According to the sources, majority of the heaviest rainfall and flooding was seen in the east of the Great Dividing Range—mountain range along the east coast—while majority of the cropping is to the west which is leading to supply chain issues.  

Supply chain issues  

"Though the full impact of the rains won't be known for a few days, probably the largest impact the rains will have on the wheat trade is supply chain issues," said James Maxwell, manager at Australian Crop Forecasters.   

Suppliers are facing logistical challenges delivering grain from inland to domestic end users, wheat traders from the region said. 

"Main highways are blocked off so getting grains to the port of end-buyer has been a struggle.
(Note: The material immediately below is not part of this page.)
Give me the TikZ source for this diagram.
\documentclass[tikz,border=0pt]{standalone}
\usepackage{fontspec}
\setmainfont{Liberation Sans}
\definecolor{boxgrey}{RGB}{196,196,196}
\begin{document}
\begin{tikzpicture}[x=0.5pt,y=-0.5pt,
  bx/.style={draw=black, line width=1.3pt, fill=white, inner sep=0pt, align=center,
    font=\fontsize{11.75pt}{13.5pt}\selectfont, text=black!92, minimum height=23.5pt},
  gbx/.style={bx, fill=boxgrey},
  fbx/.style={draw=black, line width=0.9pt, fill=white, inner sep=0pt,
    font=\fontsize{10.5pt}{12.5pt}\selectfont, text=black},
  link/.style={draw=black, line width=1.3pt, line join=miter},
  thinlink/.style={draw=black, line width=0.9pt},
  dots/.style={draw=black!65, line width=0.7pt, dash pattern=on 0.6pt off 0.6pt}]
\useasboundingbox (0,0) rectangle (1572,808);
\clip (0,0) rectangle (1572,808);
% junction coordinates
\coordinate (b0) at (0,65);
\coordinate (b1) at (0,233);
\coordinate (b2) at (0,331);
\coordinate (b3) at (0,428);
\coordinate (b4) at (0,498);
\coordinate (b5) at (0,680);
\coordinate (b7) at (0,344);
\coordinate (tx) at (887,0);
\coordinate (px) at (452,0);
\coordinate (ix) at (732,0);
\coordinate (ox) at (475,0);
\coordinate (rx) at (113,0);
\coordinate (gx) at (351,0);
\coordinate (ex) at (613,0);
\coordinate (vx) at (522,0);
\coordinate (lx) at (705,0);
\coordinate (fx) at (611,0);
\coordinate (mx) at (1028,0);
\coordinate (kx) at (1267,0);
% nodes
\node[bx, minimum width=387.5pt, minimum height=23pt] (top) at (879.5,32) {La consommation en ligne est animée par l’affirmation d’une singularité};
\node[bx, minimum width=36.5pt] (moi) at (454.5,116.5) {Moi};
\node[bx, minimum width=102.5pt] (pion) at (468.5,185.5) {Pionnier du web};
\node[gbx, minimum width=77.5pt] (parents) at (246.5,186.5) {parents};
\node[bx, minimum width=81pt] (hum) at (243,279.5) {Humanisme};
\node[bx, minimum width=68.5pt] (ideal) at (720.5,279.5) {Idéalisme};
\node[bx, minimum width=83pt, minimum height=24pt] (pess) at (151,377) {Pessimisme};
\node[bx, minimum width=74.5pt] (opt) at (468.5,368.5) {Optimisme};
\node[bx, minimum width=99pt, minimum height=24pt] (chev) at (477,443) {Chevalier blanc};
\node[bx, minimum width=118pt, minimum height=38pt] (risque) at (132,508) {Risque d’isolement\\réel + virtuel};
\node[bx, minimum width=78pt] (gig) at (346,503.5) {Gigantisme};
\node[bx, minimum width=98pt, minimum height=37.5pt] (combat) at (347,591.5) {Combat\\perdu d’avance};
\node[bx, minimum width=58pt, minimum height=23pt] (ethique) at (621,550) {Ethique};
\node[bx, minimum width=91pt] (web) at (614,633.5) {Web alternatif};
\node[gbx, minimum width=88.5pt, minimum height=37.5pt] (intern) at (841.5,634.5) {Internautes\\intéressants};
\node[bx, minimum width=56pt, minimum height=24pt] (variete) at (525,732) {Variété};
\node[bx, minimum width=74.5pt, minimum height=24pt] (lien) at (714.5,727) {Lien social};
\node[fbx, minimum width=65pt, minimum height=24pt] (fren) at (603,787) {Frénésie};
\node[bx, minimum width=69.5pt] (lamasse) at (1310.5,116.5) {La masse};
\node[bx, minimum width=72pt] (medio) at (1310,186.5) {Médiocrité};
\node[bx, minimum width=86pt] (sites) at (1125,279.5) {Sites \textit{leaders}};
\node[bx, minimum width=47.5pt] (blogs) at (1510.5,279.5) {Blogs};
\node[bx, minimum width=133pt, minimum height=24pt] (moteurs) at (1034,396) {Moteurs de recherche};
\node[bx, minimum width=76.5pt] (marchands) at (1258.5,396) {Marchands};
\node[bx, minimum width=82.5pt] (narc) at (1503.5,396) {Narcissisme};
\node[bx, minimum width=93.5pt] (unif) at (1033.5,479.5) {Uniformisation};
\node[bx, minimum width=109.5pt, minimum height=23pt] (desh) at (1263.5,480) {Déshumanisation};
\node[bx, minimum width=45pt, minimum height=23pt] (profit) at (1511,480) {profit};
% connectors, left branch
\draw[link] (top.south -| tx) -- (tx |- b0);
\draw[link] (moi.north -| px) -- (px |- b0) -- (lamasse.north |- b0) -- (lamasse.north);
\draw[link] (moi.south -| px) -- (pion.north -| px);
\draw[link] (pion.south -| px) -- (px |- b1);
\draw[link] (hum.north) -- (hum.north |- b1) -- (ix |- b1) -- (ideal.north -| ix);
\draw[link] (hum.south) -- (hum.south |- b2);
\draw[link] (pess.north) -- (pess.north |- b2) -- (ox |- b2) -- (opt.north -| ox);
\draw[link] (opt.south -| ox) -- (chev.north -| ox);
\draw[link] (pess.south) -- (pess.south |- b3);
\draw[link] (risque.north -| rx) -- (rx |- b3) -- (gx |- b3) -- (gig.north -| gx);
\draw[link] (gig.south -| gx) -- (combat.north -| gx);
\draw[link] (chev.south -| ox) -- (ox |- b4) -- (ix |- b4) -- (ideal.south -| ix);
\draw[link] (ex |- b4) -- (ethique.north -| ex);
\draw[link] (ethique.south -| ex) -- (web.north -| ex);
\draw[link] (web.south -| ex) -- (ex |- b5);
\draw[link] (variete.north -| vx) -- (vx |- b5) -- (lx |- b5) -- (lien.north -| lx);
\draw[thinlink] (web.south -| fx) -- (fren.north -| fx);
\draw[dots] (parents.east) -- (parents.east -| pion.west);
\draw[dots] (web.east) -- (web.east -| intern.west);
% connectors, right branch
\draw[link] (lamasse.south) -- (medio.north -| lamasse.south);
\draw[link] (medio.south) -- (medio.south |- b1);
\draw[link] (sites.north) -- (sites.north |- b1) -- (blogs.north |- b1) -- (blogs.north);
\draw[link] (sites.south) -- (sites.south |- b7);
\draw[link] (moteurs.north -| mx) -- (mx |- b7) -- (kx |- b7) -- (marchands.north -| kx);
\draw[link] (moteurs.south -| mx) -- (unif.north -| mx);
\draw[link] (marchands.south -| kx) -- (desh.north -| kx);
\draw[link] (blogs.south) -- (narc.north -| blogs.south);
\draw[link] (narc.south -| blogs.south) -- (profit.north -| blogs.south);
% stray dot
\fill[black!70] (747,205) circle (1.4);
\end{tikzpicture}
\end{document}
I think there will be delays in export cargoes as its impossible to load in this rain," said a trader, adding that Port Kembla and Newcastle are likely affected by the situation. 

According to Maxwell, trains have been halted, some roads are washed out or will need clearing before they become usable again while grain has been unable to get loaded onto trucks and trains during wet weather. "Ships are also unable to enter Newcastle harbor, so there are delays in loading which will cause a bunch up," he said.  
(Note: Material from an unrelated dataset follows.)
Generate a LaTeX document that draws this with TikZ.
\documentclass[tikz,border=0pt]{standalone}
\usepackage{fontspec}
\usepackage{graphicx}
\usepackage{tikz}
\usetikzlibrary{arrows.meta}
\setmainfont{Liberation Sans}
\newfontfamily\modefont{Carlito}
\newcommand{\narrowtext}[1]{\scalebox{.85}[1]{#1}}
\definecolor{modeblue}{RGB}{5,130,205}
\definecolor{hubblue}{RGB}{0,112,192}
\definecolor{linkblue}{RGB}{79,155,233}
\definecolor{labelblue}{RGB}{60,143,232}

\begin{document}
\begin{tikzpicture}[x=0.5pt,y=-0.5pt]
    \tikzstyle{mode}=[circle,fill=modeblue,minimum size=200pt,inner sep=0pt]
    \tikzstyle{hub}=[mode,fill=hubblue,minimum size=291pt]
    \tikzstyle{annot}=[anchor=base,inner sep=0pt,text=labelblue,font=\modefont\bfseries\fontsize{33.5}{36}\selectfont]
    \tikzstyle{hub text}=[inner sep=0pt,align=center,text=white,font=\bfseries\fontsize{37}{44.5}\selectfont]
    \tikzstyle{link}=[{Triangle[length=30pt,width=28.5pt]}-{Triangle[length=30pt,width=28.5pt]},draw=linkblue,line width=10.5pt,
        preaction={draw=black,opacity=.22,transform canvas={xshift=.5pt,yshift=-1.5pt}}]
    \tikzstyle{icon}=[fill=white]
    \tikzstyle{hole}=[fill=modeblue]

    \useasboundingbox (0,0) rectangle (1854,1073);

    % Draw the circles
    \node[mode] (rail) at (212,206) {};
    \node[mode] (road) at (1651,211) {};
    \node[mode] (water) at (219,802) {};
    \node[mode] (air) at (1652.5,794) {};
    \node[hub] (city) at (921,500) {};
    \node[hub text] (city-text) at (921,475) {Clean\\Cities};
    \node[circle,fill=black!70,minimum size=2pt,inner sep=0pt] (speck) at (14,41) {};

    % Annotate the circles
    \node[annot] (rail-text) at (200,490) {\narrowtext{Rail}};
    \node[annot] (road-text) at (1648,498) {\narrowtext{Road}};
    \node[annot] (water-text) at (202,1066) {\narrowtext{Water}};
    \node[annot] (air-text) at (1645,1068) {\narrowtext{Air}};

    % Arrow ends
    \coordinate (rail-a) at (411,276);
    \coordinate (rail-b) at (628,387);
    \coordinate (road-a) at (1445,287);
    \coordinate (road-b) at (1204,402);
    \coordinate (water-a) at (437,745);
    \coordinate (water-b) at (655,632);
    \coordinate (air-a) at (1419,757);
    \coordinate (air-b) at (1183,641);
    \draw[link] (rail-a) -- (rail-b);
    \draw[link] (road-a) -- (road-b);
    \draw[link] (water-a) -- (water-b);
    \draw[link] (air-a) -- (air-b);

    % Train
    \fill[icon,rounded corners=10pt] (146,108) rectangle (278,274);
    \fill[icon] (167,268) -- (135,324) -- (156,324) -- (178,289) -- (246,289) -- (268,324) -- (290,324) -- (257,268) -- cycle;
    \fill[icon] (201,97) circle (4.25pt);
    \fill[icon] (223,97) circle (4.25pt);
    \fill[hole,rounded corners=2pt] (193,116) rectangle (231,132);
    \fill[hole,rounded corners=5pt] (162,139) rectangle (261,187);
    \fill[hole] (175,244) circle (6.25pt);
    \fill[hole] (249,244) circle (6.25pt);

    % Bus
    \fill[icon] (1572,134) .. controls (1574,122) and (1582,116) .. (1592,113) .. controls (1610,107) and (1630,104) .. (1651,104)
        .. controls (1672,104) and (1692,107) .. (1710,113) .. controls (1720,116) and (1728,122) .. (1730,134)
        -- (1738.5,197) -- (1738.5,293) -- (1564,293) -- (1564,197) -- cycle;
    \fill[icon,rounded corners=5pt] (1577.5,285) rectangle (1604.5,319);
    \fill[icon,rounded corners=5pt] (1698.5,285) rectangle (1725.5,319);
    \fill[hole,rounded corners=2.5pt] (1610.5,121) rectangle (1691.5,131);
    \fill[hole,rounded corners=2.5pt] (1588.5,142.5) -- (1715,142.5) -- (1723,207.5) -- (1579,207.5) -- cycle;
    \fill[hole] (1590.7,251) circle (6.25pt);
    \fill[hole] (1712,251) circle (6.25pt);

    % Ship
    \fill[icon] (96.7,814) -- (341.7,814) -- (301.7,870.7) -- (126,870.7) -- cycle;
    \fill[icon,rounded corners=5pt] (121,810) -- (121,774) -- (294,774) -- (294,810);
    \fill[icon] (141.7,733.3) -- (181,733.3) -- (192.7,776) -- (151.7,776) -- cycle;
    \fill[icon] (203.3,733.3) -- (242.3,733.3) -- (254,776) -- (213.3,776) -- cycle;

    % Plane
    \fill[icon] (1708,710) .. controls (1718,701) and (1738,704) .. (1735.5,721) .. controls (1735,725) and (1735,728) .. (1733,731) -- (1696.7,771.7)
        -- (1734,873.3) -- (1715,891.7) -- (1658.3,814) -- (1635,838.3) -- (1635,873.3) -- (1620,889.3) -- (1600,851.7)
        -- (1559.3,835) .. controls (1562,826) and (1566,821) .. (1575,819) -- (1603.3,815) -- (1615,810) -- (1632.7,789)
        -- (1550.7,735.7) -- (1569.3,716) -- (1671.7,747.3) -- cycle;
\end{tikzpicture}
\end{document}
Season to date, Newcastle has exported just under 900,000 mt of wheat, or around 11% of all bulk wheat exported in Australia, Maxwell said.   

 Damage to summer crops  

Summer crops in Australia — sorghum and cotton — are currently being harvested, or are near harvest.  

"Some of these crops, particularly those close to rivers and waterways will be partially washed out, so we're expecting a bit of downgrading to sorghum and cotton production," said Maxwell.  

There will be some crops that could see a larger impact, and there is still risk of flooding around rivers.

However, on the whole, the recent heavy rainfall has been positive for cropping as the most devastated area has been outside of the cropping regions, sources said.  

Beneficial for winter planting

On the positive side, as most of the grain growing regions have avoided the devastating flooding east of the range, it is mostly a good news story for winter planting.

The heavy floods have been mostly coastal with the inland planting zones receiving rains of up to 100 mm, which has not caused any harm but rather boosted the soil moisture profile ahead of the planting window, sources said. 

"Rain is a handy problem to have rather than dryness," said a trader, adding that it is currently too wet to start planting so the farmers are likely to begin sowing from April. 

Some very early crops--mostly canola or pulses--have already been planted but there's still a couple of weeks of time for wheat and barley planting in the region, sources said.